The additional payroll tax would have been imposed only on small S-corporations, i.e. those where 75% or more of the gross income of the business is “attributable to service of three or fewer shareholders of such corporation,” a situation common in closely-held business where the shareholders actively provide services. The tax would have applied to shareholders whose adjusted gross income is $250,000 or more (for married taxpayers) or $200,000 or more (for individual taxpayers).
Many S-corporation shareholders currently characterize amounts received partially as compensation for services (subject to self-employment tax), and partially as a return on investment (not subject to self-employment tax). The proposed tax would have rejected such characterization and instead treated all amounts received by shareholders as compensation for services.
S-corporations are treated by the Internal Revenue Service as “pass-through” entities, meaning that company profits are allocated to shareholders as income regardless of whether the company distributes such profits to the shareholders. Thus, if SB 2343 had been approved, one effect would have been that some shareholders would owe payroll tax on money not actually received.

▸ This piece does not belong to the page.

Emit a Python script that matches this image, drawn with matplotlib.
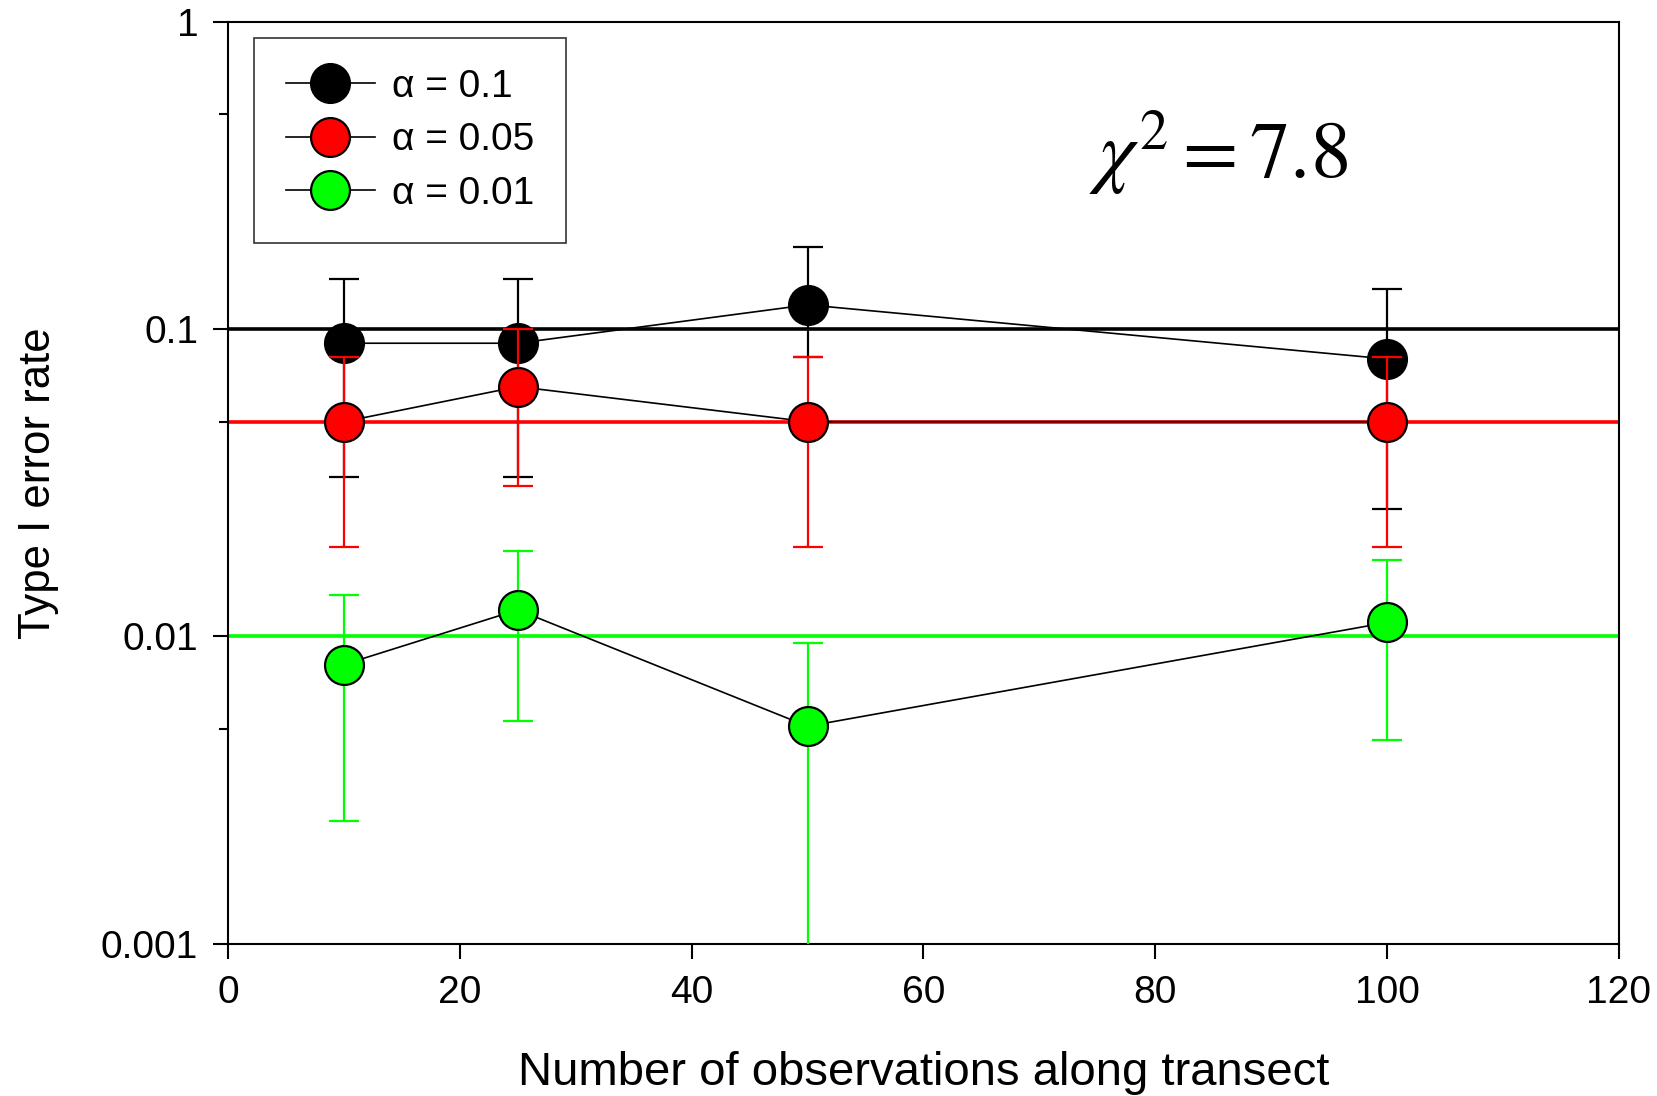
import matplotlib
matplotlib.use('Agg')
import matplotlib.pyplot as plt
import numpy as np

plt.rcParams['font.family'] = ['Liberation Sans', 'DejaVu Sans']
plt.rcParams['mathtext.fontset'] = 'stix'

# data
n_obs = [10, 25, 50, 100]
alphas = [0.1, 0.05, 0.01]
labels = ['α = 0.1', 'α = 0.05', 'α = 0.01']
colors = ['black', '#ff0000', '#00ff00']

rate = [
    [0.090, 0.090, 0.120, 0.080],
    [0.050, 0.065, 0.050, 0.050],
    [0.0081, 0.0122, 0.0051, 0.0111],
]
upper = [
    [0.146, 0.146, 0.185, 0.135],
    [0.081, 0.100, 0.081, 0.081],
    [0.0136, 0.0190, 0.0095, 0.0177],
]
lower = [
    [0.033, 0.033, 0.081, 0.026],
    [0.0196, 0.0308, 0.0196, 0.0196],
    [0.0025, 0.0053, 0.0002, 0.0046],
]

fig = plt.figure(figsize=(16.57, 10.96), dpi=100)
ax = fig.add_axes([0.1376, 0.139, 0.8394, 0.841])

# reference lines at nominal alpha
for a, c in zip(alphas, colors):
    ax.axhline(a, color=c, lw=2.6, zorder=2)

handles = []
for i in range(3):
    y = np.array(rate[i])
    yerr = [y - np.array(lower[i]), np.array(upper[i]) - y]
    ax.errorbar(n_obs, y, yerr=yerr, fmt='none', ecolor=colors[i],
                elinewidth=1.6, capsize=11, capthick=1.6, zorder=4)
    h, = ax.plot(n_obs, y, '-', color='black', lw=1.2, marker='o',
                 ms=28, mfc=colors[i], mec='black', mew=1.6,
                 zorder=3 if i == 0 else 5)
    handles.append(h)

ax.set_yscale('log')
ax.set_ylim(0.001, 1)
ax.set_xlim(0, 120)
ax.set_xticks([0, 20, 40, 60, 80, 100, 120])
ax.set_yticks([0.001, 0.01, 0.1, 1])
ax.set_yticklabels(['0.001', '0.01', '0.1', '1'])
ax.yaxis.set_minor_locator(matplotlib.ticker.FixedLocator([0.005, 0.05, 0.5]))
ax.yaxis.set_minor_formatter(matplotlib.ticker.NullFormatter())

for s in ax.spines.values():
    s.set_linewidth(1.5)
ax.tick_params(axis='both', which='major', direction='out', length=10.5,
               width=1.5, labelsize=28)
ax.tick_params(axis='y', which='major', pad=11)
ax.tick_params(axis='x', which='major', pad=12)
ax.tick_params(axis='y', which='minor', direction='out', length=6.5, width=1.5)

ax.set_xlabel('Number of observations along transect', fontsize=34, labelpad=29)
ax.set_ylabel('Type I error rate', fontsize=31.5, labelpad=30)

ax.text(0.712, 0.858, r'$\chi^2 = 7.8$', transform=ax.transAxes,
        fontsize=58, ha='center', va='center')

leg = ax.legend(handles, labels, loc='upper left', bbox_to_anchor=(0.019, 0.983),
                borderaxespad=0, fontsize=28, frameon=True, fancybox=False,
                handlelength=2.3, handletextpad=0.45, labelspacing=0.45,
                borderpad=0.8, markerscale=1.0)
leg.get_frame().set_edgecolor('black')
leg.get_frame().set_linewidth(1.2)

fig.savefig('out.png', dpi=100)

Although the Senate failed to approve SB 2343, a similar revision to the tax treatment of S-corporation shareholders has been proposed several times previously and is likely to appear again in another future bill. The IRS appears to be concerned with ensuring that S-corporation owners pay themselves reasonable compensation for services and will likely be monitoring potential abuses designed to avoid or unreasonably minimize payment of self-employment tax, making it important that S-corporation shareholders pay careful attention to the characterization, as well as the amount, of their compensation and dividends.